Driberg states: 'The
bilo proper is the war-whistle ( echoich) , but the term is generically used to cover all wind instruments... flutes are distinguished as min bilo and atin bilo [bass or treble flutes]. It is made of the horn of a young hartebeeste, cob or reedbuck, and the performer blows down the wide end of the horn, the tip being pierced to form a stop, which is operated by the little finger. Like the apel, it can only produce two notes of a somewhat shrill and unmusical tone at an interval of a minor third. Every man has his own whistle motif ( nying, or name, of bilo), which may be memorised by a few words, a catch or phrase of a private song.... The motif may not be played by anyone else, and an infringement of this rule will certainly cause a violent quarrel, and may even lead to bloodshed. Nor is this surprising when it is remembered that a man blows his whistle motif in war and hunting to signify that he has obtained a kill, and that it is his method of revealing his presence or identity from a distance to his beloved, his family and intimates (op.cit., 124-125).

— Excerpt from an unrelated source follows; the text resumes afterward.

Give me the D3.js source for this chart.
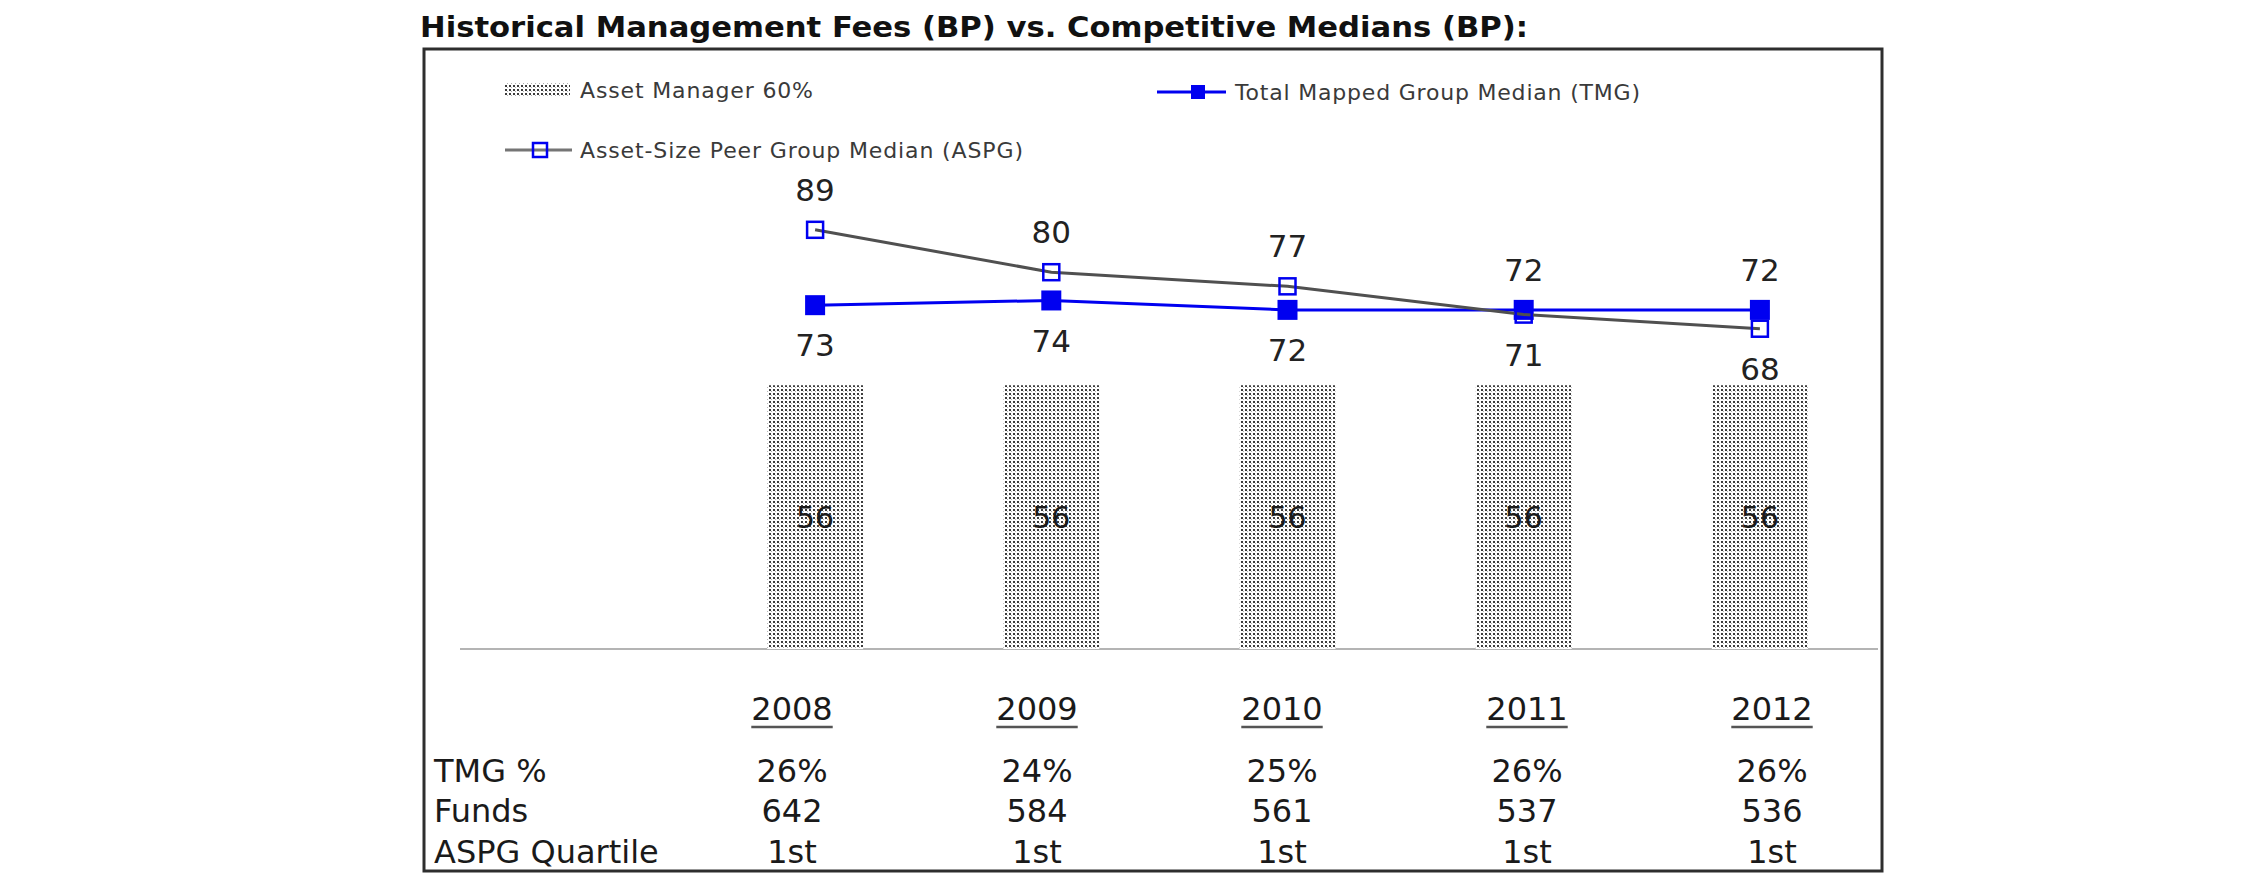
<!DOCTYPE html>
<html><head><meta charset="utf-8">
<script src="https://cdn.jsdelivr.net/npm/d3@7"></script>
<style>body{margin:0;background:#fff} svg{display:block}</style>
</head><body>
<svg id="chart" width="2250" height="895"></svg>
<script>
// ---- data ----
const years = ["2008", "2009", "2010", "2011", "2012"];
const assetManager = [56, 56, 56, 56, 56];
const tmgMedian = [73, 74, 72, 72, 72];
const aspgMedian = [89, 80, 77, 71, 68];
const rowLabels = ["TMG %", "Funds", "ASPG Quartile"];
const tmgPct = ["26%", "24%", "25%", "26%", "26%"];
const funds = ["642", "584", "561", "537", "536"];
const aspgQuartile = ["1st", "1st", "1st", "1st", "1st"];
const seriesNames = ["Asset Manager 60%", "Total Mapped Group Median (TMG)", "Asset-Size Peer Group Median (ASPG)"];
const titleText = "Historical Management Fees (BP) vs. Competitive Medians (BP):";

// ---- setup ----
const svg = d3.select("#chart");
const FONT = "'DejaVu Sans', Verdana, sans-serif";
const BLUE = "#0000f0";

const defs = svg.append("defs");
const pat = defs.append("pattern").attr("id", "dots").attr("patternUnits", "userSpaceOnUse")
  .attr("width", 4).attr("height", 4);
pat.append("rect").attr("width", 4).attr("height", 4).attr("fill", "#fff");
pat.append("rect").attr("x", 1).attr("y", 1).attr("width", 2).attr("height", 2).attr("fill", "#3c3c3c");
pat.append("rect").attr("x", 3).attr("y", 3).attr("width", 1).attr("height", 1).attr("fill", "#b0b0b0");

// title
svg.append("text").attr("x", 420).attr("y", 37)
  .attr("font-family", "'DejaVu Sans Condensed', 'DejaVu Sans', sans-serif")
  .attr("font-weight", "bold").attr("font-size", 29).attr("fill", "#111")
  .attr("textLength", 1108).attr("lengthAdjust", "spacingAndGlyphs")
  .text(titleText);

// frame
svg.append("rect").attr("x", 424).attr("y", 49).attr("width", 1458).attr("height", 822)
  .attr("fill", "#fff").attr("stroke", "#2e2e2e").attr("stroke-width", 3);

// scales
const x = d3.scaleBand().domain(years).range([697, 1878]);
const y = d3.scaleLinear().domain([0, 100]).range([649, 178]);
const cx = d => x(d) + x.bandwidth() / 2;
const barW = 96;

// baseline
svg.append("line").attr("x1", 460).attr("x2", 1878).attr("y1", y(0)).attr("y2", y(0))
  .attr("stroke", "#b4b4b4").attr("stroke-width", 2);

// bars
const barData = years.map((yr, i) => ({yr, v: assetManager[i]}));
svg.append("g").selectAll("rect").data(barData).join("rect")
  .attr("x", d => cx(d.yr) - barW / 2).attr("width", barW)
  .attr("y", d => y(d.v)).attr("height", d => y(0) - y(d.v))
  .attr("fill", "url(#dots)");
svg.append("g").selectAll("text").data(barData).join("text")
  .attr("x", d => cx(d.yr)).attr("y", d => y(d.v / 2)).attr("dy", "0.36em")
  .attr("text-anchor", "middle").attr("font-family", FONT).attr("font-size", 30)
  .attr("fill", "#1a1a1a").text(d => d.v);

// lines
const tmgData = years.map((yr, i) => ({yr, v: tmgMedian[i]}));
const aspgData = years.map((yr, i) => ({yr, v: aspgMedian[i]}));
const line = d3.line().x(d => cx(d.yr)).y(d => y(d.v));

svg.append("path").datum(tmgData).attr("d", line).attr("fill", "none")
  .attr("stroke", BLUE).attr("stroke-width", 3);
svg.append("g").selectAll("rect").data(tmgData).join("rect")
  .attr("x", d => cx(d.yr) - 10).attr("y", d => y(d.v) - 10)
  .attr("width", 20).attr("height", 20).attr("fill", BLUE);

svg.append("path").datum(aspgData).attr("d", line).attr("fill", "none")
  .attr("stroke", "#505050").attr("stroke-width", 3);
svg.append("g").selectAll("rect").data(aspgData).join("rect")
  .attr("x", d => cx(d.yr) - 8).attr("y", d => y(d.v) - 8)
  .attr("width", 16).attr("height", 16).attr("fill", "none")
  .attr("stroke", BLUE).attr("stroke-width", 2.5);

// data labels: higher value above, lower value below
const lblG = svg.append("g").attr("font-family", FONT).attr("font-size", 31)
  .attr("fill", "#222").attr("text-anchor", "middle");
years.forEach((yr, i) => {
  const a = aspgMedian[i], t = tmgMedian[i];
  const hi = Math.max(a, t), lo = Math.min(a, t);
  lblG.append("text").attr("x", cx(yr)).attr("y", y(hi) - 40).attr("dy", "0.36em").text(hi);
  lblG.append("text").attr("x", cx(yr)).attr("y", y(lo) + 40).attr("dy", "0.36em").text(lo);
});

// legend
const lg = svg.append("g").attr("font-family", FONT).attr("font-size", 22).attr("fill", "#3a3a3a");
lg.append("rect").attr("x", 505).attr("y", 83).attr("width", 65).attr("height", 14).attr("fill", "url(#dots)");
lg.append("text").attr("x", 580).attr("y", 90).attr("dy", "0.36em")
  .attr("textLength", 233).attr("lengthAdjust", "spacing").text(seriesNames[0]);

lg.append("line").attr("x1", 1157).attr("x2", 1226).attr("y1", 92).attr("y2", 92)
  .attr("stroke", BLUE).attr("stroke-width", 3);
lg.append("rect").attr("x", 1191).attr("y", 85).attr("width", 14).attr("height", 14).attr("fill", BLUE);
lg.append("text").attr("x", 1235).attr("y", 92).attr("dy", "0.36em")
  .attr("textLength", 405).attr("lengthAdjust", "spacing").text(seriesNames[1]);

lg.append("line").attr("x1", 505).attr("x2", 572).attr("y1", 150).attr("y2", 150)
  .attr("stroke", "#757575").attr("stroke-width", 3);
lg.append("rect").attr("x", 533).attr("y", 143).attr("width", 14).attr("height", 14)
  .attr("fill", "none").attr("stroke", BLUE).attr("stroke-width", 2.5);
lg.append("text").attr("x", 580).attr("y", 150).attr("dy", "0.36em")
  .attr("textLength", 443).attr("lengthAdjust", "spacing").text(seriesNames[2]);

// table below chart
const xt = d3.scalePoint().domain(years).range([792, 1772]);
const tg = svg.append("g").attr("font-family", FONT).attr("font-size", 32).attr("fill", "#1a1a1a");
years.forEach(yr => {
  const t = tg.append("text").attr("x", xt(yr)).attr("y", 720).attr("text-anchor", "middle").text(yr);
  const w = t.node().getComputedTextLength();
  tg.append("line").attr("x1", xt(yr) - w / 2).attr("x2", xt(yr) + w / 2)
    .attr("y1", 727).attr("y2", 727).attr("stroke", "#555").attr("stroke-width", 2.5);
});
const rows = [tmgPct, funds, aspgQuartile];
const rowY = [782, 822, 863];
rows.forEach((r, ri) => {
  tg.append("text").attr("x", 434).attr("y", rowY[ri]).text(rowLabels[ri]);
  r.forEach((v, i) => {
    tg.append("text").attr("x", xt(years[i])).attr("y", rowY[ri]).attr("text-anchor", "middle").text(v);
  });
});
</script>
</body></html>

For further discussion of these instruments and their use, including in consort with other flutes, see M. Trowell & K.P. Wachsmann,
Tribal Crafts of Uganda, 1953, pp 345-7.

Compare the treatment of the finger-hole in this example with 1925.14.17 (a side-blown trumpet), which also has a piece of metal inserted into it.

The object is currently on display in the Court, case 85A.

Rachael Sparks 25/9/2005.

Primary Documentation:
Accession Book Entry [VII, p. 189] - 1925 [pencil insert] 14 [end insert] J.H. DRIBERG , Esq. c/o the Postmaster, Khartoum. Specimens collected by himself among the LANGO tribe in the UGANDA PROTECTORATE, N. of LAKE KIOGA. Viz: [...] [p. 190] 1925.211 [pencil insert] 15 [end insert] - War-flute, echoich , of horn, with air-guides of wax at the open end, & very small stop at the tip. Blown like an end-flute; worn suspended from the neck with the 2 long tails hanging down the back.
Additional accession book entry [VII, p. 25 top, in pencil] - blue numbers not valid & not on specimens. Inserted by an assistant in error.

Card Catalogue Entry - There is no further information on the tribes catalogue card [RTS 24/5/2004].

Old Pitt Rivers Museum label - Echoich , war-flute of horn, blown at open end. Small stop at apex. Worn round the neck by man, with the long tails ( alyam ) hanging down behind. LANGO tribe, UGANDA PROT. (N. of L. KIOGA). Pres. by J.H. Driberg, 1925 [rectangular metal-edged tag, tied to object; RTS 6/12/2004].

Display History:
Current display label - AFRICA, UGANDA, LANGO. End flute with one fingerhole, echoich, used in war. This flute is worn suspended around the neck with the two long decorative tails hanging down the back. d.d. J. Driberg, 1925.14.15 [Case C.85.A, RTS 6/12/2004].